Intel CEO Brian Krzanich (pictured) quit after it emerged he had breached the company’s fraternisation policy.
In a statement, the company said external and internal investigations uncovered a consensual relationship between Krzanich and an unnamed employee. This contravened the company’s code of conduct for managers. CFO Robert Swan will serve as interim CEO as the company searches for a permanent replacement.
CNBC reported the relationship occurred “some time back”. Krzanich was appointed CEO in 2013 and charged with steering the company in a new direction as its traditional powerhouse, the PC market, stalled.
After missing the boat in the early days of mobile, Intel had a breakthrough when Apple decided to add it as a modem supplier for its iPhones. However, recent reports suggested Intel was unable to accept an increase in Apple orders due to unspecified quality issues in production.

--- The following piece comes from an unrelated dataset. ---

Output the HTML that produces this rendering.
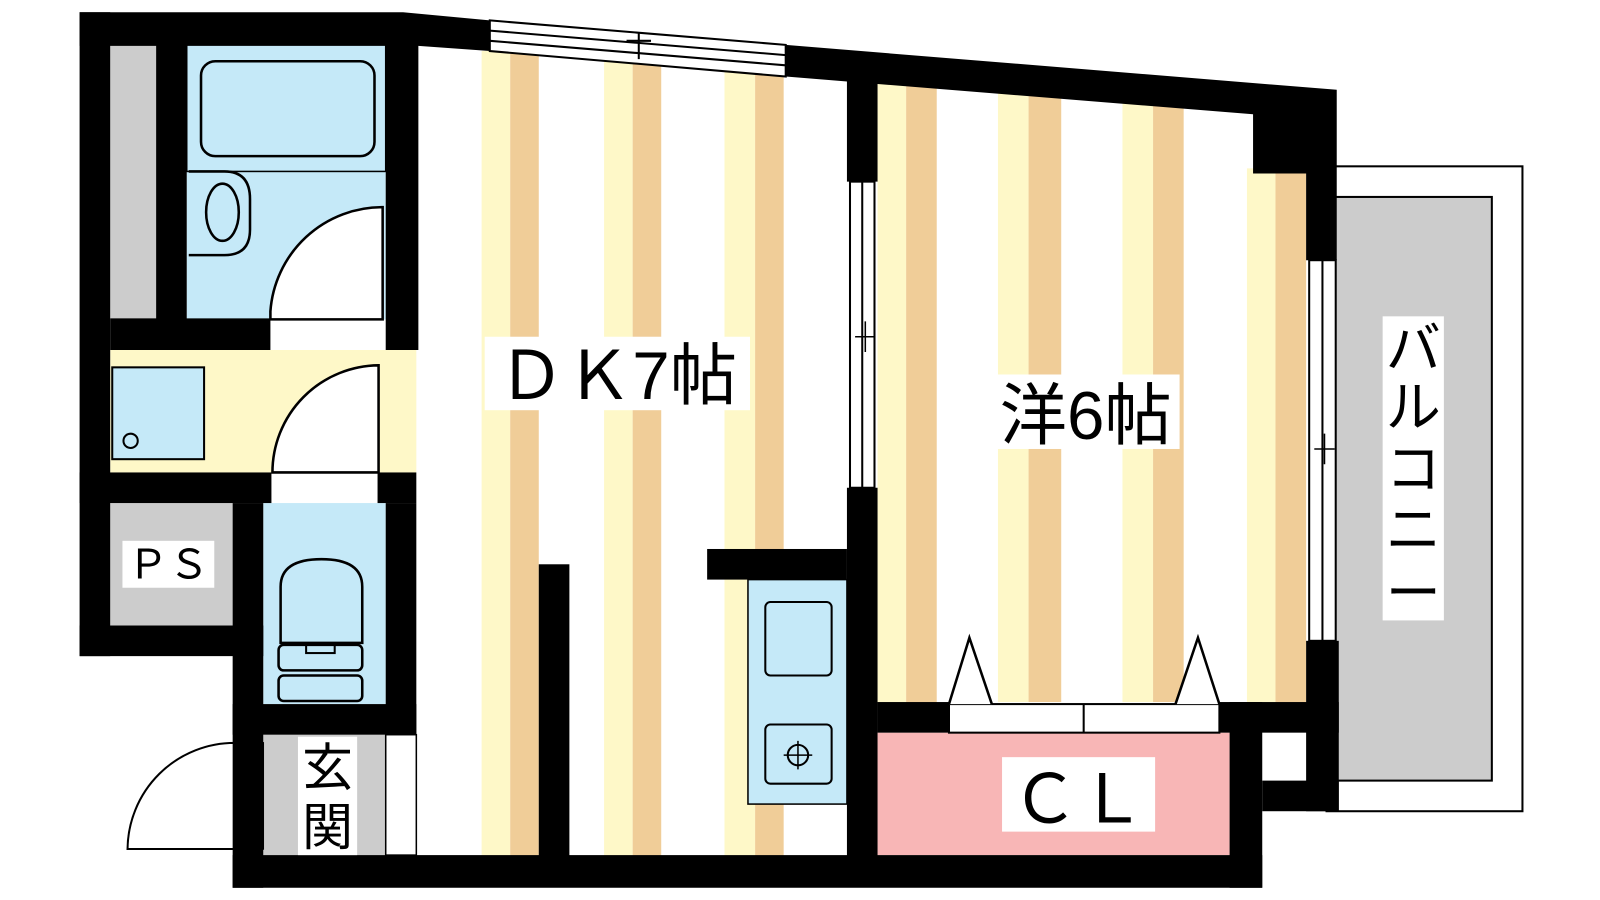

Ben Bajarin, principal analyst at market research company Creative Strategies, suggested on Twitter Krzanich’s exit could prove to be a positive for Intel, which “is in desperate need of new management right now”.
“They have moved from leader to follower and have a small window to course correct as disruption is looming at their doorstep.”
In the statement announcing Krzanich’s resignation, Intel also predicted record Q2 earnings with revenue of around $16.9 billion. It is due to issue official figures on 26 July.